Rodger and his family are homesteading. They gave us a tour of their place of residence. Their main supply of good quality fresh water relies on rainwater harvesting. They also have access to stream flows and groundwater. They make use of a bio-digester, solar panels and fire as energy sources. Their home is crafted using clay, straw, wood and smaller proportions of cement. The end result is a modern looking home (double-storey) with great insulation and low maintenance. Of course farming is practiced to sustain themselves. Sustainable living is a good way of saving money, reducing strain on resource supply systems and increasing property value. The key to living a sustainable lifestyle is appreciating what you don’t have, making good use of what you do have, consume responsibly and generate less waste (particularly plastic). The end result is happiness.

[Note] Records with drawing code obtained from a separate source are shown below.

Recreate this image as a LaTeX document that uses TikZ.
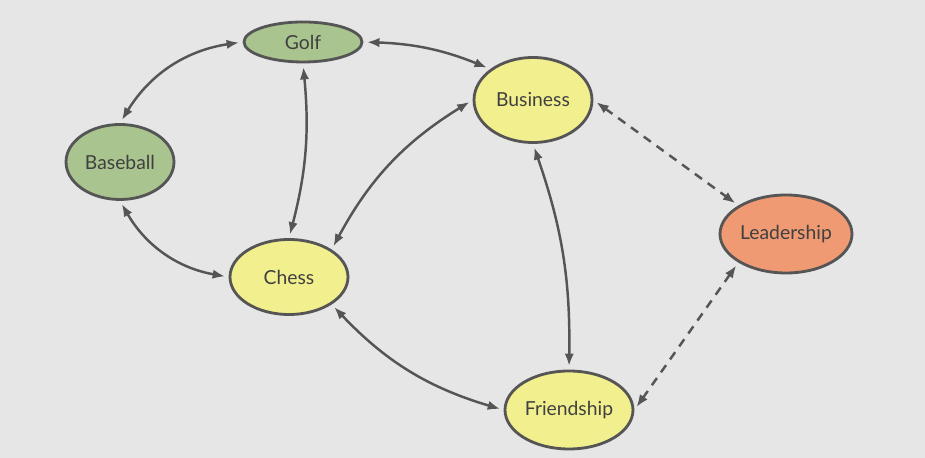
\documentclass[tikz,border=0pt]{standalone}
\usepackage{fontspec}
\setmainfont{Lato}
\usetikzlibrary{shapes.geometric,arrows.meta}
\definecolor{bgcol}{HTML}{E6E6E6}
\definecolor{edgecol}{HTML}{555555}
\definecolor{greenish}{HTML}{A9C48E}
\definecolor{yellowish}{HTML}{F2EF8E}
\definecolor{orangish}{HTML}{EF9A73}
\tikzset{
  blob/.style={ellipse,draw=edgecol,line width=1.6pt,font=\fontsize{11}{13}\selectfont,text=black!75,inner sep=0pt},
  link/.style={{Latex[length=2.5mm]}-{Latex[length=2.5mm]},draw=edgecol,line width=1.4pt,shorten <=2pt,shorten >=2pt},
  weak/.style={link,dashed,dash pattern=on 5pt off 4pt}
}
\begin{document}
\begin{tikzpicture}
  \fill[bgcol] (0,0) rectangle (18.5,9.16);
  \node[blob,fill=greenish,minimum width=2.36cm,minimum height=0.8cm] (golf) at (6.06,8.32) {Golf};
  \node[blob,fill=yellowish,minimum width=2.36cm,minimum height=1.7cm] (business) at (10.66,7.16) {Business};
  \node[blob,fill=greenish,minimum width=2.16cm,minimum height=1.5cm] (baseball) at (2.4,5.92) {Baseball};
  \node[blob,fill=yellowish,minimum width=2.36cm,minimum height=1.5cm] (chess) at (5.78,3.62) {Chess};
  \node[blob,fill=orangish,minimum width=2.64cm,minimum height=1.56cm] (leadership) at (15.72,4.48) {Leadership};
  \node[blob,fill=yellowish,minimum width=2.56cm,minimum height=1.56cm] (friendship) at (11.38,0.96) {Friendship};
  % links
  \draw[link] (golf.west) to[bend right=25] (baseball.north);
  \draw[link] (golf.east) to[bend left=10] (business.north west);
  \draw[link] (golf.south) to[bend left=10] (chess.north);
  \draw[link] (baseball.south) to[bend right=25] (chess.west);
  \draw[link] (business.west) to[bend right=15] (chess.north east);
  \draw[link] (business.south) to[bend left=10] (friendship.north);
  \draw[link] (chess.south east) to[bend right=15] (friendship.west);
  \draw[weak] (business.east) -- (leadership.north west);
  \draw[weak] (leadership.south west) -- (friendship.east);
\end{tikzpicture}
\end{document}
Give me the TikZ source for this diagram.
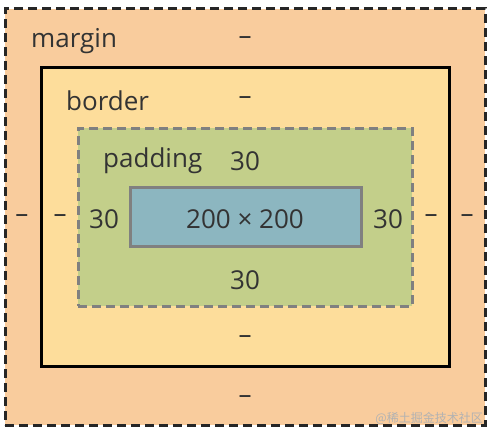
\documentclass[tikz,border=0pt]{standalone}
\usepackage{fontspec}
\setmainfont{Open Sans}
\newfontfamily\cjkfont{Noto Sans CJK SC}
\definecolor{marginc}{HTML}{F9CC9D}
\definecolor{borderc}{HTML}{FDDD9B}
\definecolor{paddingc}{HTML}{C3CF8A}
\definecolor{contentc}{HTML}{8CB6C0}
\definecolor{txt}{HTML}{333333}
\begin{document}
\begin{tikzpicture}[x=1pt,y=-1pt,
  boxbase/.style={rectangle,inner sep=0pt,outer sep=0pt},
  marginbox/.style={boxbase,fill=marginc,draw=black!85,line width=3pt,dash pattern=on 9pt off 5pt},
  borderbox/.style={boxbase,fill=borderc,draw=black,line width=3pt},
  paddingbox/.style={boxbase,fill=paddingc,draw=black!50,line width=3pt,dash pattern=on 9pt off 5pt},
  contentbox/.style={boxbase,fill=contentc,draw=black!50,line width=3pt},
  lbl/.style={text=txt,font=\fontsize{26}{30}\selectfont,inner sep=0pt,anchor=center}
]
\useasboundingbox (0,0) rectangle (495,436);
\fill[white] (0,0) rectangle (495,436);
\node[marginbox,minimum width=480pt,minimum height=416pt] (margin) at (245,217) {};
\node[borderbox,minimum width=408pt,minimum height=298pt] (border) at (245,217) {};
\node[paddingbox,minimum width=334pt,minimum height=178pt] (padding) at (245,217) {};
\node[contentbox,minimum width=231pt,minimum height=59pt] (content) at (245.5,216.5) {};
% labels
\node[lbl,anchor=west] (lmargin) at (31,41) {margin};
\node[lbl] (mt) at (245,41) {–};
\node[lbl,anchor=west] (lborder) at (66,101) {border};
\node[lbl] (bt) at (245,101) {–};
\node[lbl,anchor=west] (lpadding) at (103,161) {padding};
\node[lbl] (pt) at (245,161) {30};
\node[lbl] (pl) at (104,219) {30};
\node[lbl] (pr) at (388,219) {30};
\node[lbl] (csize) at (245,219) {200 × 200};
\node[lbl] (ml) at (22,219) {–};
\node[lbl] (bl) at (60,219) {–};
\node[lbl] (br) at (431,219) {–};
\node[lbl] (mr) at (467,219) {–};
\node[lbl] (pb) at (245,280) {30};
\node[lbl] (bb) at (245,340) {–};
\node[lbl] (mb) at (245,400) {–};
\node[text=black!30,font=\cjkfont\fontsize{12}{14}\selectfont,inner sep=0pt,anchor=east] (wm) at (483,418) {@稀土掘金技术社区};
\end{tikzpicture}
\end{document}
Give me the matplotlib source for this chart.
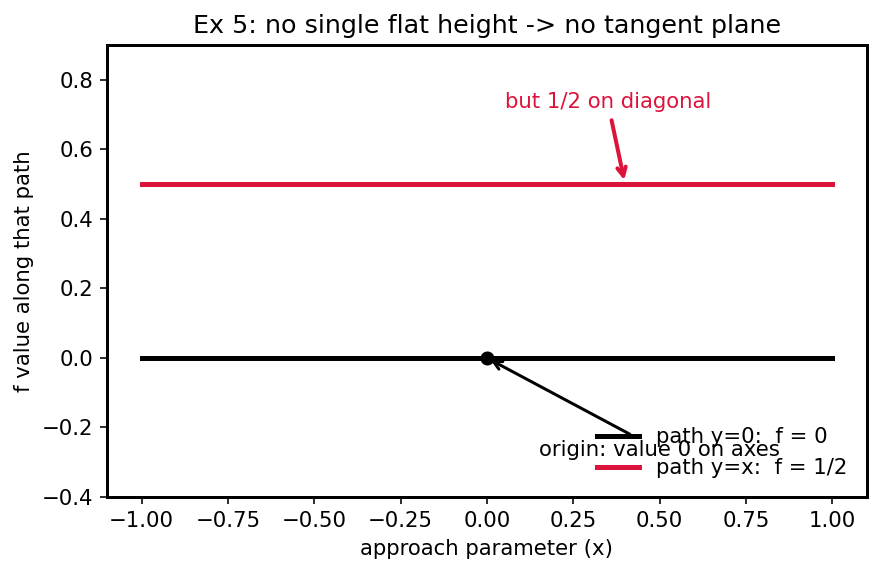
import numpy as np
import matplotlib.pyplot as plt

# data
x_path = [-1.0, 1.0]
f_axis = [0.0, 0.0]
f_diag = [0.5, 0.5]
origin = (0.0, 0.0)

plt.rcParams['font.size'] = 10.6

fig = plt.figure(figsize=(880 / 144, 573 / 144), dpi=144)
ax = fig.add_axes([0.1216, 0.1326, 0.8634, 0.7889])

ax.plot(x_path, f_axis, color='black', lw=2.5, label='path y=0:  f = 0')
ax.plot(x_path, f_diag, color='crimson', lw=2.5, label='path y=x:  f = 1/2')
ax.plot(*origin, 'o', color='black', ms=6)

ax.annotate('origin: value 0 on axes', xy=origin, xytext=(0.5, -0.265),
            ha='center', va='center',
            arrowprops=dict(arrowstyle='->', color='black', lw=1.5))
ax.annotate('but 1/2 on diagonal', xy=(0.4, 0.5), xytext=(0.35, 0.735),
            ha='center', va='center', color='crimson',
            arrowprops=dict(arrowstyle='->', color='crimson', lw=2))

ax.set_ylim(-0.4, 0.9)
ax.set_title('Ex 5: no single flat height -> no tangent plane', fontsize=12.7)
ax.set_xlabel('approach parameter (x)')
ax.set_ylabel('f value along that path')
for s in ax.spines.values():
    s.set_linewidth(1.5)
ax.legend(loc='lower right', frameon=False)

plt.savefig('out.png', dpi=144)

Our last day on the field trip: We would finish midday with collecting the site specific data, release the last weather balloon and work together to do a manual balloon tracking exercise. This relies on using a theodolites to track smaller (50g) red balloons released into the atmosphere. It requires good teamwork, communication and hand-eye coordination skills. It’s a process of tracking the movement of a balloon in the atmosphere and capturing the altitude, azimuth and time each time the balloon is observed in the crosshair of the theodolite. It was cloudy at the time so we were lucky if we were able to track the balloon for longer than 5 minutes.

At the end of a long two days everyone was keen on having a nice warm shower and good rest in the comfort of our own beds. The memories will be everlasting. Friendships were made and others strengthened. Knowledge was gained and lessons learnt. And the trip ended with a scenic drive along the coastline of Gordons Bay and into the sun set. Memorable and magical!